Merely outperforming Hamilton by one metric in one season isn’t, of course, the same thing as possessing objectively better speed or baserunning skills — nor is it my intention to suggest here that Burns is likely to record better major-league baserunning numbers. If we’re in the habit, though, of adjusting certain performances by park or era, then perhaps it’s also possible to adjust a prospect’s skills for the magnitude of attention said prospect has received. Hamilton’s “raw” demonstration of speed has probably surpassed Burns’s. The attention his baserunning exploits have received, however, relative to Burns’s probably isn’t representative of the actual gap that exists between those two players.
Carson Cistulli has published a book of aphorisms called Spirited Ejaculations of a New Enthusiast.

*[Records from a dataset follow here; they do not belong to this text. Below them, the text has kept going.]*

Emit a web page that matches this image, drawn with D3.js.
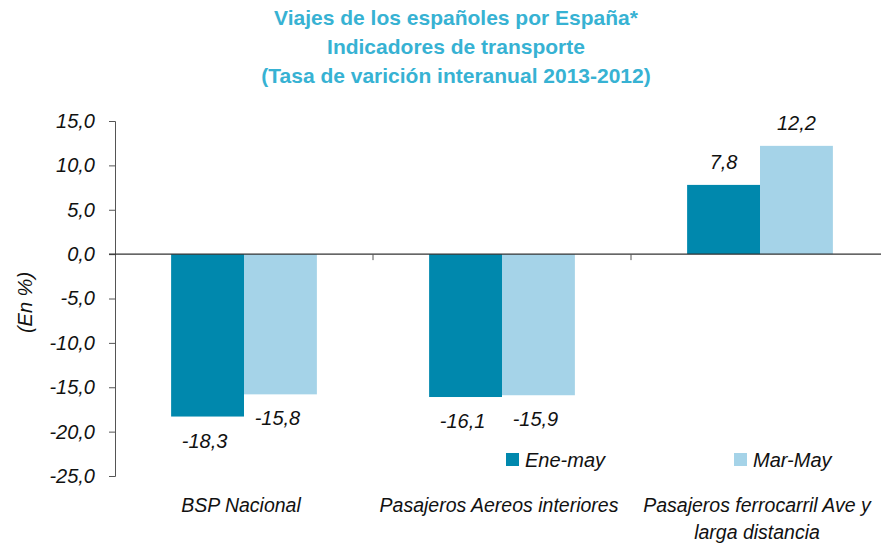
<!DOCTYPE html>
<html>
<head>
<meta charset="utf-8">
<script src="https://cdn.jsdelivr.net/npm/d3@7"></script>
<style>
  body { margin: 0; background: #fff; }
  text { font-family: "Liberation Sans", Arial, sans-serif; }
</style>
</head>
<body>
<div id="chart"></div>
<script>
// data
const categories = ["BSP Nacional", "Pasajeros Aereos interiores", "Pasajeros ferrocarril Ave y larga distancia"];
const categoryLines = [["BSP Nacional"], ["Pasajeros Aereos interiores"], ["Pasajeros ferrocarril Ave y", "larga distancia"]];
const series = ["Ene-may", "Mar-May"];
const eneMay = [-18.3, -16.1, 7.8];
const marMay = [-15.8, -15.9, 12.2];
const yTicks = [15, 10, 5, 0, -5, -10, -15, -20, -25];
const titleLines = ["Viajes de los españoles por España*", "Indicadores de transporte", "(Tasa de varición interanual 2013-2012)"];

const width = 881, height = 543;
const margin = { top: 121, right: -8, bottom: 67, left: 115 };
const colors = ["#0088ad", "#a5d3e8"];
const fmt = v => d3.format(".1f")(v).replace(".", ",").replace("\u2212", "-");

const svg = d3.select("#chart").append("svg")
    .attr("width", width)
    .attr("height", height);

// title
svg.append("g").selectAll("text")
    .data(titleLines)
    .enter().append("text")
    .attr("x", 456)
    .attr("y", (d, i) => 25 + i * 29)
    .attr("text-anchor", "middle")
    .attr("fill", "#37b2d3")
    .style("font-size", "21px")
    .style("font-weight", "bold")
    .text(d => d);

const x0 = d3.scaleBand()
    .domain(categories)
    .range([margin.left, width - margin.right])
    .paddingInner(0)
    .paddingOuter(0);

const x1 = d3.scaleBand()
    .domain(series)
    .range([0, x0.bandwidth()])
    .paddingOuter(0.77)
    .paddingInner(0);

const y = d3.scaleLinear()
    .domain([-25, 15])
    .range([height - margin.bottom, margin.top]);

// y axis
const yAxis = d3.axisLeft(y)
    .tickValues(yTicks)
    .tickSize(6)
    .tickFormat(fmt);

const gy = svg.append("g")
    .attr("transform", "translate(" + margin.left + ",0)")
    .call(yAxis);
gy.select(".domain").attr("stroke", "#555");
gy.selectAll(".tick line").attr("stroke", "#555");
gy.selectAll(".tick text")
    .attr("x", -20)
    .attr("fill", "#111")
    .style("font-size", "20px")
    .style("font-style", "italic")
    .style("font-family", "Liberation Sans, Arial, sans-serif");

svg.append("text")
    .attr("transform", "translate(32," + (y(-5) + 4) + ") rotate(-90)")
    .attr("text-anchor", "middle")
    .attr("fill", "#111")
    .style("font-size", "20px")
    .style("font-style", "italic")
    .text("(En %)");

// bars
const rows = categories.map((c, i) => ({ cat: c, i: i, values: [eneMay[i], marMay[i]] }));

const groups = svg.append("g").selectAll("g")
    .data(rows)
    .enter().append("g")
    .attr("transform", d => "translate(" + x0(d.cat) + ",0)");

groups.selectAll("rect")
    .data(d => d.values.map((v, k) => ({ key: series[k], value: v, k: k })))
    .enter().append("rect")
    .attr("x", d => x1(d.key))
    .attr("width", x1.bandwidth())
    .attr("y", d => y(Math.max(0, d.value)))
    .attr("height", d => Math.abs(y(d.value) - y(0)))
    .attr("fill", d => colors[d.k]);

groups.selectAll("text.val")
    .data(d => d.values.map((v, k) => ({ key: series[k], value: v, k: k })))
    .enter().append("text")
    .attr("class", "val")
    .attr("x", d => x1(d.key) + x1.bandwidth() / 2 + (d.value < 0 ? -3 : 0))
    .attr("y", d => d.value >= 0 ? y(d.value) - 16 : y(d.value) + 31)
    .attr("text-anchor", "middle")
    .attr("fill", "#111")
    .style("font-size", "20px")
    .style("font-style", "italic")
    .text(d => fmt(d.value));

// zero line with category ticks
svg.append("line")
    .attr("x1", margin.left - 6)
    .attr("x2", width)
    .attr("y1", y(0))
    .attr("y2", y(0))
    .attr("stroke", "#333")
    .attr("stroke-width", 1.3);

svg.append("g").selectAll("line")
    .data(categories.slice(1))
    .enter().append("line")
    .attr("x1", d => x0(d))
    .attr("x2", d => x0(d))
    .attr("y1", y(0))
    .attr("y2", y(0) + 6)
    .attr("stroke", "#555");

// category labels
const cl = svg.append("g").selectAll("text")
    .data(categoryLines)
    .enter().append("text")
    .attr("text-anchor", "middle")
    .attr("fill", "#111")
    .style("font-size", "19.5px")
    .style("font-style", "italic");

cl.each(function (lines, i) {
    d3.select(this).selectAll("tspan")
        .data(lines)
        .enter().append("tspan")
        .attr("x", x0(categories[i]) + x0.bandwidth() / 2 - 3)
        .attr("y", (d, j) => 512 + j * 27)
        .text(d => d);
});

// legend
const legendX = [506, 734];
const legend = svg.append("g").selectAll("g")
    .data(series)
    .enter().append("g")
    .attr("transform", (d, i) => "translate(" + legendX[i] + ",453)");
legend.append("rect")
    .attr("width", 13)
    .attr("height", 13)
    .attr("fill", (d, i) => colors[i]);
legend.append("text")
    .attr("x", 19)
    .attr("y", 14)
    .attr("fill", "#111")
    .style("font-size", "20px")
    .style("font-style", "italic")
    .text(d => d);
</script>
</body>
</html>
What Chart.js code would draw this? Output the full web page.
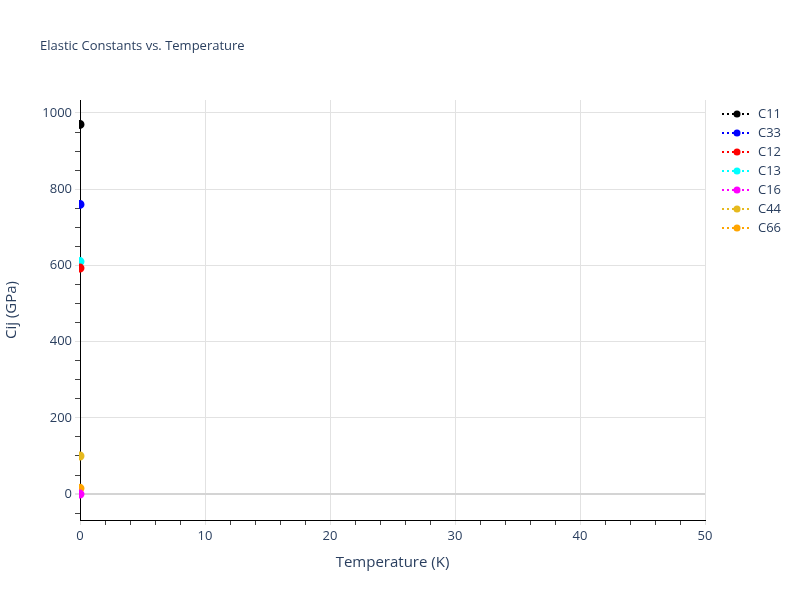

Billy Burns is the best possible name for a player with this skill set
I dunno, ‘Billy Hamilton’ is pretty awesome too.
After all, Billy Hamilton is following his namesake, the late Billy Hamilton, who was one of only 12 players in the history of baseball to steal more than 100 bases in a season- Billy Hamilton did it three times, more than any other player (Henderson and Coleman also stole 100+ three times, but Hamilton wins the tiebreaker because he also stole 98 and 97 bases in other significantly shortened seasons, while Coleman and Henderson never again came very close to 100).
What are the odds that two people with the exact same name from different centuries turn out to be one of the best at an extremely niche aspect of this game?
I spit at the name “Hamilton.” That name is a mockery to our democratic ideals.